Monday, January 9, 2012

Make 'Em Laugh

"Dying is easy.  Comedy is hard." - Vaudevillian adage

"Wocka wocka wocka!" - Fozzie Bear

"Good grief! The comedian's a bear!"

Each member of The Muppet Show brought a specific talent to the program.  There were singers, dancers, and acrobats.  Gonzo was the stunt man, Miss Piggy was the actress, and Fozzie was the comedian.  Most of the humor of the show derived from the failures of the performances.  Wanda and Wayne could never finish a song, the Swedish Chef could never cook a proper meal, and Bunsen and Beaker's inventions would cause more destruction than innovation.  Stunts would go wrong and scenes would be flubbed and all of this was more entertaining than the intended pieces.  But what about Fozzie's comedy?  In order for him to fail, his jokes would have to be unfunny.

In the "How-To" book on comedy, Fozzie would be regularly featured in the "Don't" section.  He would stumble over his words, over-explain his jokes, mug after his one-liners, talk back to the audience, and fail to understand how to make his stand up relatable.  His material would barely pass if his audience were comprised of toddlers.

This paradox of humor made Fozzie a difficult character to work with.  Bad comedy elicits discomfort rather than entertainment.  Having purposefully bad jokes would make the show writers appear lazy.  No audience would want to see bad art on a weekly basis.

There needed to be some additional aspect that made sub-par entertainment appealing.  And that came in the form of two crotchety old men.

They were always looking down on the Muppets.

Waldorf (on the left) and Statler (on the right) were played by Jim Henson and Richard Hunt.  They had first appeared in the pilot, by themselves, slowly bantering with on another as they rested in a living room.  Bringing them into the Muppet Theater livened both of them up, and also improved the pace of the show.  For whatever reason, these two made it their duty to watch every show just to make fun of it.  Their inclusion was like a built-in safety net for the entire show.  After every sketch or musical number, Statler and Waldorf would be on hand to provide a biting insult to what had proceeded it.  Usually this would come in the form of their own lame puns, but it introduced a certain rhythm that could save the show from falling flat.

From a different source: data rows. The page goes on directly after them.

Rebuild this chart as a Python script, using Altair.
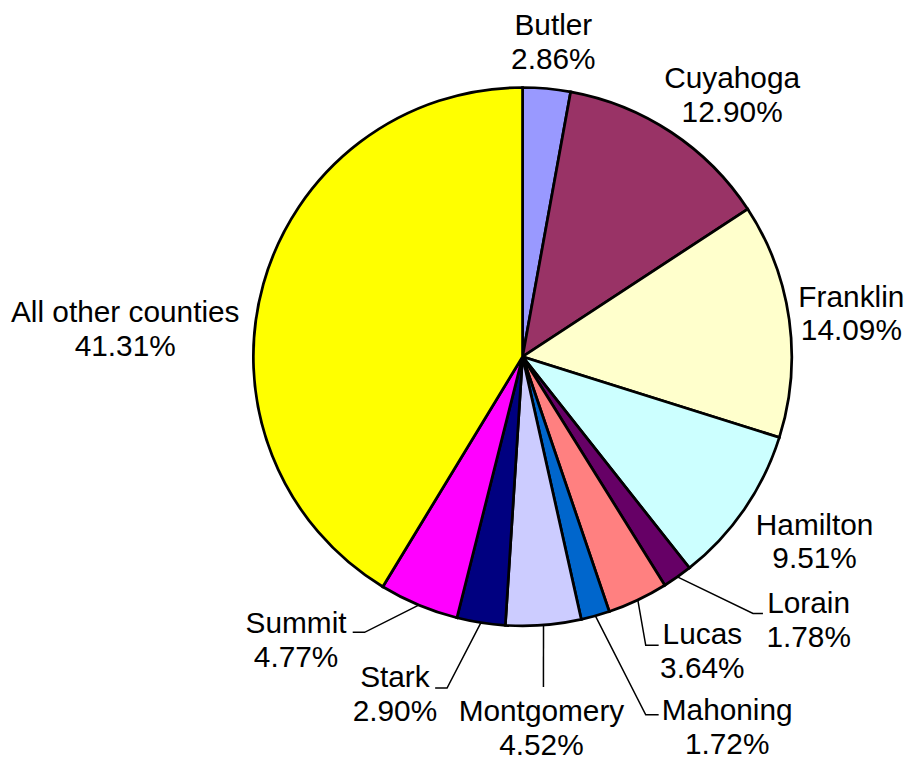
import altair as alt
import pandas as pd
import numpy as np

# ---- data ----
counties = ["Butler", "Cuyahoga", "Franklin", "Hamilton", "Lorain", "Lucas",
            "Mahoning", "Montgomery", "Stark", "Summit", "All other counties"]
shares = [2.86, 12.90, 14.09, 9.51, 1.78, 3.64, 1.72, 4.52, 2.90, 4.77, 41.31]
colors = ["#9999FF", "#993366", "#FFFFCC", "#CCFFFF", "#660066", "#FF8080",
          "#0066CC", "#CCCCFF", "#000080", "#FF00FF", "#FFFF00"]

# ---- layout (pixels, view coordinates) ----
CX, CY, R = 518, 346.5, 271
LINE_H = 34
label_dx = [31, 211, 331, 294, 288, 181, 206, 19, -128.5, -228, -400]
label_dy = [-316, -262.5, -42.5, 187, 266, 297, 374, 374.5, 341, 286, -27]
leader_pts = {
    "Lorain": [(232, 258.5), (242, 258.5)],
    "Lucas": [(124, 290.5), (137, 290.5)],
    "Mahoning": [(124, 360.5), (137, 360.5)],
    "Montgomery": [(21, 332.5), (21, 332.5)],
    "Stark": [(-76, 333.5), (-88, 333.5)],
    "Summit": [(-159, 277.5), (-171, 277.5)],
}

vals = np.array(shares)
cum = np.cumsum(vals)
mid = (cum - vals / 2) / vals.sum() * 2 * np.pi

df = pd.DataFrame({
    "county": counties,
    "share": shares,
    "idx": list(range(len(counties))),
    "label": [f"{c}\n{s:.2f}%" for c, s in zip(counties, shares)],
    "lx": [CX + d for d in label_dx],
    "ly": [CY + d - LINE_H / 2 for d in label_dy],
})

rows = []
for i, c in enumerate(counties):
    if c in leader_pts:
        ex = CX + R * np.sin(mid[i])
        ey = CY - R * np.cos(mid[i])
        rows.append({"county": c, "step": 0, "x": ex, "y": ey})
        for k, (dx, dy) in enumerate(leader_pts[c]):
            rows.append({"county": c, "step": k + 1, "x": CX + dx, "y": CY + dy})
lines_df = pd.DataFrame(rows)

pie = alt.Chart(df).mark_arc(outerRadius=R, stroke="black", strokeWidth=2.75).encode(
    theta=alt.Theta("share:Q", stack=True),
    color=alt.Color("county:N", scale=alt.Scale(domain=counties, range=colors), legend=None),
    order=alt.Order("idx:Q"),
    x=alt.value(CX),
    y=alt.value(CY),
)

leaders = alt.Chart(lines_df).mark_line(color="black", strokeWidth=1.5).encode(
    x=alt.X("x:Q", scale=None, axis=None),
    y=alt.Y("y:Q", scale=None, axis=None),
    detail="county:N",
    order="step:Q",
)

labels = alt.Chart(df).mark_text(
    font="Liberation Sans", fontSize=30, lineBreak="\n", lineHeight=LINE_H,
    align="center", baseline="middle", color="black",
).encode(
    x=alt.X("lx:Q", scale=None, axis=None),
    y=alt.Y("ly:Q", scale=None, axis=None),
    text="label:N",
)

chart = alt.layer(pie, leaders, labels).properties(
    width=897, height=740, padding=0
).configure_view(stroke=None)

chart.save("out.html", embed_options={"renderer": "svg", "actions": False})
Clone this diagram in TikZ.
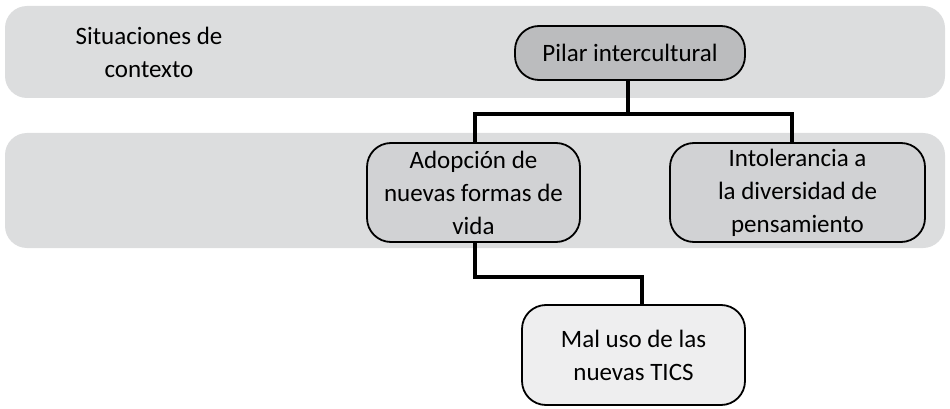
\documentclass[tikz,border=0pt]{standalone}
\usepackage{fontspec}
\setmainfont{Carlito}
\definecolor{bandgray}{HTML}{DCDDDE}
\definecolor{topfill}{HTML}{BBBCBE}
\definecolor{midfill}{HTML}{D1D2D4}
\definecolor{lowfill}{HTML}{EEEEEF}
\begin{document}
\begin{tikzpicture}[x=1pt,y=-1pt,
  band/.style={fill=bandgray,rounded corners=22pt},
  txt/.style={align=center,font=\fontsize{25}{33}\selectfont,inner sep=0pt},
  box/.style={txt,draw=black,line width=1.8pt,rounded corners=24pt},
  conn/.style={line width=4pt,line cap=rect}]
\useasboundingbox (0,0) rectangle (950,409);
\fill[band] (5,6) rectangle (945,98);
\fill[band] (5,133) rectangle (945,248);
\node[txt] (ctx) at (149,52) {Situaciones de\\contexto};
\node[box,fill=topfill,minimum width=230pt,minimum height=54pt] (pilar) at (630,53) {Pilar intercultural};
\node[box,fill=midfill,minimum width=213pt,minimum height=99pt] (adop) at (473.5,192.5) {Adopción de\\nuevas formas de\\vida};
\node[box,fill=midfill,minimum width=255pt,minimum height=99pt] (intol) at (797.5,192.5) {Intolerancia a\\la diversidad de\\pensamiento};
\node[box,fill=lowfill,minimum width=223pt,minimum height=100pt] (mal) at (633.5,355) {Mal uso de las\\nuevas TICS};
\draw[conn,line cap=butt] (628,0 |- pilar.south) -- (628,114) coordinate (j1);
\draw[conn,line join=miter] (475,0 |- adop.north) -- (475,114) -- (792,114) -- (792,0 |- intol.north);
\draw[conn,line join=miter,line cap=butt] (475,0 |- adop.south) -- (475,277) -- (642,277) -- (642,0 |- mal.north);
\end{tikzpicture}
\end{document}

They often started dialogues with the performers on stage, expressing their distaste and the Muppets did their best to try harder.  But the best of these exchanges came during Fozzie's comedy acts.

Heckling at its finest.

Like the cast of Mystery Science Theater 3000, who survived terrible works of art by making fun of them, Statler and Waldorf got a sense of pleasure out of seeing the bear perform, despite their vocal disgust.  Their barbs inspired the bear to try harder, test new material, and pursue other vocations all to fulfill his desire to entertain.  Although Fozzie would engage in the childish behavior of the old men, it allowed the audience to build a sympathy for him, even when they agreed with the hecklers.

To get out on a stage to perform a monologue with the sole intent of making people laugh takes a lot of courage.  The fact that Fozzie never gave up his resolve (even when the whole audience once walked out on him) is inspiring to aspiring comedians.  On rare occasions, Fozzie would succeed in making his harshest critics laugh (and not just ironically).  Those lone moments are all the encouragement needed to keep going.

For many people, Fozzie is their favorite Muppet.  But it's not because they loved his jokes.  It is because the loved his strength in the face of adversity.  Fozzie knows he is not the best.  He probably knows that he is the worst.  His catchphrase of "Wocka wocka" is his involuntary attempt to produce laughter by repeating nonsense.  It is his trademark because it sums up his unfunniness into a simple phrase.  It combines his lack of skill with his ineptitude in basic comedy knowledge.  But he continues growing.  He continues learning.  He continues living.  Because it is his dream.  And no one can take that away from him.